I would bet you that ‘How much do you charge for a logo?’ is every designer’s most frequently asked question. I hear it all the time, from the curious aunt at the family dinner to a nosey neighbor who really just wants to know why your car never leaves the front driveway. 

Your brand design should be an investment into your business, but not lead you into bankruptcy before day one. The truth of the matter is: you get what you pay for. 

So… what should I pay?

The honest answer: it all depends.

Most designers who design for brands regularly will have some idea of where a logo project will start based on their own costs (more on that later). From there, prices will range based on the client’s needs. Timeframe, complexity, size of the business, and deliverables needed are all factors that determine the project cost.

Factors often overlooked in pricing are designer costs. Overhead costs are a major variable if you are trying to figure out if you want to hire a local freelancer or an agency with multiple dedicated employees just for your project. Experience and education are another; are they already well-versed in your industry? Do they have mountains of school loans? *raises hand* Another big one is the cost of living. That will mean that your local small-town designer is likely going to be cheaper than the designer out of NYC or LA.

Disclaimer: The prices listed below are the average cost of designers with similar experience, costs, and offerings as well as what you can expect to get at each price level. This is by no means an overall industry standard or a permanent-fixed price. These prices are a combination of my own, my observations, and my research.


I often see this price range on crowdsourcing websites where designers bid with their pre-made logo. That means that minimal strategy has gone into it, there is minimal understanding of the client and who they are, and the process was more like a transaction than a collaboration. The process happens quickly because the designer prioritizes speediness of turnaround, has the ability to batch design many logos in the course of a day, and passes those savings on to a buyer.

Another possibility is that this is a new designer recently out of school or currently working on their education. I’m sure I charged this price for many logos while I was in school or right after graduation. Speaking for myself, I know my work wasn’t nearly what it is now aesthetically or strategically. All that being said, I have absolutely no issues with businesses hiring young creatives so long as expectations are understood and agreed upon and the client is seeking a collaborative and educational dynamic rather than exploiting the young professional(s) to save a buck.


This price range is where I most often see designers start their pricing in their first few years of freelance. They likely have minimal overhead, can provide some amount of one-on-one time with the client, and have an appropriate amount of time set aside to focus solely on your project. It’s possible that freelance could be their side gig for the time being.

The plus side is that you get an affordable brand - who doesn’t want that? The downside is that they might have more projects to meet their financial quota or have a primary gig, which might minimize their ability for quick turnarounds or maximum Facetime. Full transparency: I was in this bracket for a long time while I had my main gig (bartending and managing). My pricing was far cheaper because I didn’t need the projects to pay the bills, I just wanted to do the work. However, because I had a job that took priority schedule-wise, I wasn’t as accessible to my clients and the projects took longer than if I could devote 100% of my time to design.

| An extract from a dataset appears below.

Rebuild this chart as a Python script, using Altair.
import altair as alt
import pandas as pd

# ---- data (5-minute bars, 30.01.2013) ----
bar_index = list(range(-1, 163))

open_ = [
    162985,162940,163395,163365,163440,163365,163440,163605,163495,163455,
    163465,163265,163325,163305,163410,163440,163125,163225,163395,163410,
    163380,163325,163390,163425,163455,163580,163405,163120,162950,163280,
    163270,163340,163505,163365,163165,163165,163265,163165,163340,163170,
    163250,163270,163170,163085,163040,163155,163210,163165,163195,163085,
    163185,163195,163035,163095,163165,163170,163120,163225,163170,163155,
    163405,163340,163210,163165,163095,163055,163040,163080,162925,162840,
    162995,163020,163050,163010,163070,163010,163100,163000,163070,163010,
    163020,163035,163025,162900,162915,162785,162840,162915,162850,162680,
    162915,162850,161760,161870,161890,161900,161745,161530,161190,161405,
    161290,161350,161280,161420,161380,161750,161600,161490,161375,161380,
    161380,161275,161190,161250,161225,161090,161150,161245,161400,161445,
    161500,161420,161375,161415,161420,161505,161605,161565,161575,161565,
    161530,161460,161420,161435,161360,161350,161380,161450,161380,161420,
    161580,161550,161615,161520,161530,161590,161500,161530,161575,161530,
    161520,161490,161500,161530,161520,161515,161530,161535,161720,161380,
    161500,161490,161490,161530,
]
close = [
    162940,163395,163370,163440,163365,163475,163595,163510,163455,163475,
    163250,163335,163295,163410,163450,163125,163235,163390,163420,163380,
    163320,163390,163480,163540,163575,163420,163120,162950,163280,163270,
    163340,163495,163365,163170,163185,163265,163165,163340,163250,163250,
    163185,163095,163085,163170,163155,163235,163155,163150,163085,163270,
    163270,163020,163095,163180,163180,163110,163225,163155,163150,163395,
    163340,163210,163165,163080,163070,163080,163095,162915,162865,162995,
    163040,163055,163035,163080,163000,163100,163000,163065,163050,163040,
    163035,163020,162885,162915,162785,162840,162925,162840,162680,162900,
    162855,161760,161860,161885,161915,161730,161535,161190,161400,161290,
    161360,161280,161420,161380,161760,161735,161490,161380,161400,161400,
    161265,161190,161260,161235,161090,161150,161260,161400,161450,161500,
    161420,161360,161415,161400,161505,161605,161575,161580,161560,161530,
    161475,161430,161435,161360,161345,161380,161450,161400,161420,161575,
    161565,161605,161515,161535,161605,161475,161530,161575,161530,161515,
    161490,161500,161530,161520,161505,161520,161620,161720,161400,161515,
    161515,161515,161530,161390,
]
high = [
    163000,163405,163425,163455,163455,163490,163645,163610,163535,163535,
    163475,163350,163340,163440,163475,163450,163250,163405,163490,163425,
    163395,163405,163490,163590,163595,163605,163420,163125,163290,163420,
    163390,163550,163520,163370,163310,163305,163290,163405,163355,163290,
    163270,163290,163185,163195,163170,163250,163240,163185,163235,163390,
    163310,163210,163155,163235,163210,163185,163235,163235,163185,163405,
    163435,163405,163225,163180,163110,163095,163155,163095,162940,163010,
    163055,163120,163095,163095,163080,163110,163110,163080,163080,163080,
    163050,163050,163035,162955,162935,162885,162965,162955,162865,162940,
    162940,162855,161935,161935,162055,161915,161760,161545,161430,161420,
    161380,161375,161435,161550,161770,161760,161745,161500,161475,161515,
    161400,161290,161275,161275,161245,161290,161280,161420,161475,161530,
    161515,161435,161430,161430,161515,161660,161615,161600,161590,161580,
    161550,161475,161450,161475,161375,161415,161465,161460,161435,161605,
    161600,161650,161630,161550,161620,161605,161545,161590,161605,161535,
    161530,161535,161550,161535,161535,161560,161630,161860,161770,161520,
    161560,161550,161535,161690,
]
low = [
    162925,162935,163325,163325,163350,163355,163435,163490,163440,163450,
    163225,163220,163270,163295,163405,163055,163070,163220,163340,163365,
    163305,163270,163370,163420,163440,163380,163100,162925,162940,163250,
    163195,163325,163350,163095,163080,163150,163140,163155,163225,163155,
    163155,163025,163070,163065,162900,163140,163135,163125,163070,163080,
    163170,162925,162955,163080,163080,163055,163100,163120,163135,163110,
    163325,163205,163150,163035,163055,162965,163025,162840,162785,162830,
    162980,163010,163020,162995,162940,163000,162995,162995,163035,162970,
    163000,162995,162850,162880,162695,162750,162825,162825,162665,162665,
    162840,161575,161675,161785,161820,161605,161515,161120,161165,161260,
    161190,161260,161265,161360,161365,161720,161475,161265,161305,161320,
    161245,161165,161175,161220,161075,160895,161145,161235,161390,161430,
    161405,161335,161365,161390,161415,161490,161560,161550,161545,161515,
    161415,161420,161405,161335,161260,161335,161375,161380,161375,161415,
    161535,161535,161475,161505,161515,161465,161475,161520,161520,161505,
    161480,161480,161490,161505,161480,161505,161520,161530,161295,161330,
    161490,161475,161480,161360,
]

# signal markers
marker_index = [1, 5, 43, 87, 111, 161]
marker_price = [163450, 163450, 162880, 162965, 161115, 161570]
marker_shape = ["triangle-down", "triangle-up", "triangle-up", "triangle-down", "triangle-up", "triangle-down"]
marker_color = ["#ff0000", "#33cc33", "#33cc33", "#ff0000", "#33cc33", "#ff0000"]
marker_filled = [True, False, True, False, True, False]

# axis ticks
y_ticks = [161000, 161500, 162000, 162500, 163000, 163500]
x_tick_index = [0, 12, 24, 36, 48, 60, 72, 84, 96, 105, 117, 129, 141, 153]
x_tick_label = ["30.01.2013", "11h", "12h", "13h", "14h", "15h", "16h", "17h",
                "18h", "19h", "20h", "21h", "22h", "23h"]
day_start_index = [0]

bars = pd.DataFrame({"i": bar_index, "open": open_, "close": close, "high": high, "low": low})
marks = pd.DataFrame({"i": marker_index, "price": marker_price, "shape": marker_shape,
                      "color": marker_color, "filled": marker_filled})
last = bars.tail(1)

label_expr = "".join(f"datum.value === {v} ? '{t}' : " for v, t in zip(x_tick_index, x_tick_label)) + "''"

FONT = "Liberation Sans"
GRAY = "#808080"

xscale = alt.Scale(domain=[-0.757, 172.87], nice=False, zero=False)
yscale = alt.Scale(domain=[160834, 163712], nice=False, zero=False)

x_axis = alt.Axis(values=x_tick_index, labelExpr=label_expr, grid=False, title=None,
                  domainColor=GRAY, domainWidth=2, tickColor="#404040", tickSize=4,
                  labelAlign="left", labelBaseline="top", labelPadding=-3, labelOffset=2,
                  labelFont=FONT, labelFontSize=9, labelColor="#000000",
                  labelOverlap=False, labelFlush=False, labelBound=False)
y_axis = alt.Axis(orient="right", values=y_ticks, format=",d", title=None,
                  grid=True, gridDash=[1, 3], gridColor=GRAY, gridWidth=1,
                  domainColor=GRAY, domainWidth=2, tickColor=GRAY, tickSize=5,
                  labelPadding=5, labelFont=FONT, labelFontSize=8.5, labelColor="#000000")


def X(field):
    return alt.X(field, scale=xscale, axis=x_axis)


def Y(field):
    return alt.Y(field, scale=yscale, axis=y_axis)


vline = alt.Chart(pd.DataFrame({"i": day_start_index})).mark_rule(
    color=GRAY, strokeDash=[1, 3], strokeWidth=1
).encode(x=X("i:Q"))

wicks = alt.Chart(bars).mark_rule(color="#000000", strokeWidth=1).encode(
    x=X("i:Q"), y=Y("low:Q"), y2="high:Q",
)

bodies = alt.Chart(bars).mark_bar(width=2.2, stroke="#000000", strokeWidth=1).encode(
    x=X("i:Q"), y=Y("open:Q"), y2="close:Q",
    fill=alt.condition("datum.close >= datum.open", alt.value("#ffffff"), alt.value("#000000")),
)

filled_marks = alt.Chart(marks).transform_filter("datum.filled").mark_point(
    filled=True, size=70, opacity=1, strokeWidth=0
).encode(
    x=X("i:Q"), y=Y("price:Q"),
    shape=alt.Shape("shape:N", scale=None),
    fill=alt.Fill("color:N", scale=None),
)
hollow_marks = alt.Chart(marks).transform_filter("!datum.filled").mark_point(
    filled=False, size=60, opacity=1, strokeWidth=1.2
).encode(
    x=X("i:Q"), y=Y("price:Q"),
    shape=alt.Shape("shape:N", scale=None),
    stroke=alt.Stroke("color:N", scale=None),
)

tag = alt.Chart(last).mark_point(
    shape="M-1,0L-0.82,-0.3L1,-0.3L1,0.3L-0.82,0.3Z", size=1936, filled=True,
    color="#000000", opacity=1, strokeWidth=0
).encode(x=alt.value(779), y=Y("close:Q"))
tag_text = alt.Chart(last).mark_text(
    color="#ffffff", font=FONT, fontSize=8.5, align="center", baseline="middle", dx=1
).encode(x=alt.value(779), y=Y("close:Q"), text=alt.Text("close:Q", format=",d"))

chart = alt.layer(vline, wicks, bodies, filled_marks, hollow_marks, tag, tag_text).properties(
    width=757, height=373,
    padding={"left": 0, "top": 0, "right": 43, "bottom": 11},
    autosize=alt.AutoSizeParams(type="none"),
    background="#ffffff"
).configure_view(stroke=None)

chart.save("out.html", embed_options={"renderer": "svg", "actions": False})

The Golden Rule of design is this - you can only pick two: good, cheap, or fast. This rule totally applies here. There is absolutely nothing wrong with this, it just is what it is.


For this budget, you might be a medium-sized business with a significant strategy needed for your brand. You may have a more complex set of deliverable needs for your brand (e.g. logo plus photography, web design, etc) and you will be needing intentional face-to-face time with your designer or team of creatives. You may also see some of your very well-established freelancers or smaller design studios in this budget as well, especially if they have fewer people and a small overhead.

For my own clients, this is where I start small businesses that have pretty straightforward needs but require help getting to know their voice and how to portray themselves aesthetically and strategically.


This price range is usually reserved for major brand projects that often require an agency’s base of highly-experienced designers, developers, and copywriters or an experienced freelancer who can assemble a team of creatives. 

Long story short, the variables considered in estimating a brand project are too numerous for an off-the-cuff answer. Ultimately, pricing is an equation. It’s important as a potential client to know where your needs lie and how to articulate them so your designer can give you a complete and thoughtful estimate.